• SUPPLIED INFORMATION
-- BEGIN --

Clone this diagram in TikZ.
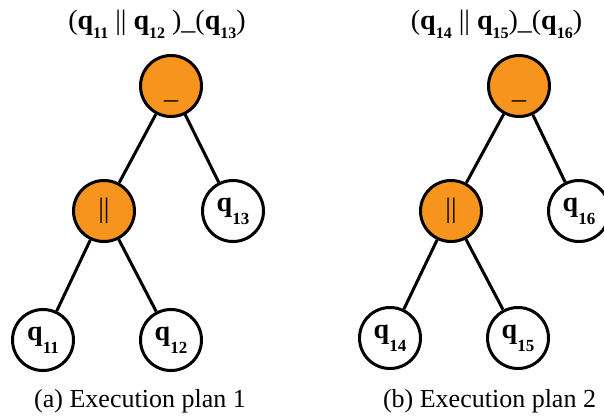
\documentclass[tikz,border=0pt]{standalone}
\usepackage{fontspec}
\setmainfont{Liberation Serif}
\newcommand{\qnode}[1]{\textbf{q}\raisebox{-13pt}{\fontsize{17}{17}\selectfont\textbf{#1}}}
\newcommand{\qtitle}[1]{\textbf{q}\raisebox{-9pt}{\fontsize{16}{16}\selectfont\textbf{#1}}}
\definecolor{oporange}{RGB}{247,148,29}
\begin{document}
\begin{tikzpicture}[x=1pt,y=-1pt,
  tn/.style={circle,draw=black,line width=3pt,minimum size=61pt,inner sep=0pt,font=\fontsize{28}{28}\selectfont},
  opn/.style={tn,fill=oporange},
  leaf/.style={tn,fill=white},
  link/.style={line width=3pt},
  ttl/.style={anchor=base,inner sep=0pt,font=\fontsize{28}{28}\selectfont},
  captext/.style={anchor=base,inner sep=0pt,font=\fontsize{26}{26}\selectfont}]
\useasboundingbox (0,0) rectangle (604,416);
% left tree
\node[ttl] (t1) at (157,29) {(\qtitle{11} \textbar\textbar\ \qtitle{12} )\_(\qtitle{13})};
\node[opn] (r1) at (171,86) {\raisebox{-12pt}[0pt][0pt]{\_}};
\node[opn] (p1) at (104,211) {\textbar\textbar};
\node[leaf] (q13) at (233,211) {\qnode{13}};
\node[leaf] (q11) at (43,340) {\qnode{11}};
\node[leaf] (q12) at (171,340) {\qnode{12}};
\draw[link] (r1) -- (p1);
\draw[link] (r1) -- (q13);
\draw[link] (p1) -- (q11);
\draw[link] (p1) -- (q12);
\node[captext] (c1) at (140,407) {(a) Execution plan 1};
% right tree
\node[ttl] (t2) at (496.5,29) {(\qtitle{14} \textbar\textbar\ \qtitle{15})\_(\qtitle{16})};
\node[opn] (r2) at (519,86) {\raisebox{-12pt}[0pt][0pt]{\_}};
\node[opn] (p2) at (451,211) {\textbar\textbar};
\node[leaf] (q16) at (579,211) {\qnode{16}};
\node[leaf] (q14) at (390,338) {\qnode{14}};
\node[leaf] (q15) at (518,338) {\qnode{15}};
\draw[link] (r2) -- (p2);
\draw[link] (r2) -- (q16);
\draw[link] (p2) -- (q14);
\draw[link] (p2) -- (q15);
\node[captext] (c2) at (489.5,407) {(b) Execution plan 2};
\end{tikzpicture}
\end{document}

-- END --

• TASK OBJECTIVE
Leave out the pictures and reproduce the rest of the listing exactly.

• RESPONSE TO THE TASK
Clone this diagram in TikZ.
\documentclass[tikz,border=0pt]{standalone}
\usepackage{fontspec}
\setmainfont{Liberation Serif}
\newcommand{\qnode}[1]{\textbf{q}\raisebox{-13pt}{\fontsize{17}{17}\selectfont\textbf{#1}}}
\newcommand{\qtitle}[1]{\textbf{q}\raisebox{-9pt}{\fontsize{16}{16}\selectfont\textbf{#1}}}
\definecolor{oporange}{RGB}{247,148,29}
\begin{document}
\begin{tikzpicture}[x=1pt,y=-1pt,
  tn/.style={circle,draw=black,line width=3pt,minimum size=61pt,inner sep=0pt,font=\fontsize{28}{28}\selectfont},
  opn/.style={tn,fill=oporange},
  leaf/.style={tn,fill=white},
  link/.style={line width=3pt},
  ttl/.style={anchor=base,inner sep=0pt,font=\fontsize{28}{28}\selectfont},
  captext/.style={anchor=base,inner sep=0pt,font=\fontsize{26}{26}\selectfont}]
\useasboundingbox (0,0) rectangle (604,416);
% left tree
\node[ttl] (t1) at (157,29) {(\qtitle{11} \textbar\textbar\ \qtitle{12} )\_(\qtitle{13})};
\node[opn] (r1) at (171,86) {\raisebox{-12pt}[0pt][0pt]{\_}};
\node[opn] (p1) at (104,211) {\textbar\textbar};
\node[leaf] (q13) at (233,211) {\qnode{13}};
\node[leaf] (q11) at (43,340) {\qnode{11}};
\node[leaf] (q12) at (171,340) {\qnode{12}};
\draw[link] (r1) -- (p1);
\draw[link] (r1) -- (q13);
\draw[link] (p1) -- (q11);
\draw[link] (p1) -- (q12);
\node[captext] (c1) at (140,407) {(a) Execution plan 1};
% right tree
\node[ttl] (t2) at (496.5,29) {(\qtitle{14} \textbar\textbar\ \qtitle{15})\_(\qtitle{16})};
\node[opn] (r2) at (519,86) {\raisebox{-12pt}[0pt][0pt]{\_}};
\node[opn] (p2) at (451,211) {\textbar\textbar};
\node[leaf] (q16) at (579,211) {\qnode{16}};
\node[leaf] (q14) at (390,338) {\qnode{14}};
\node[leaf] (q15) at (518,338) {\qnode{15}};
\draw[link] (r2) -- (p2);
\draw[link] (r2) -- (q16);
\draw[link] (p2) -- (q14);
\draw[link] (p2) -- (q15);
\node[captext] (c2) at (489.5,407) {(b) Execution plan 2};
\end{tikzpicture}
\end{document}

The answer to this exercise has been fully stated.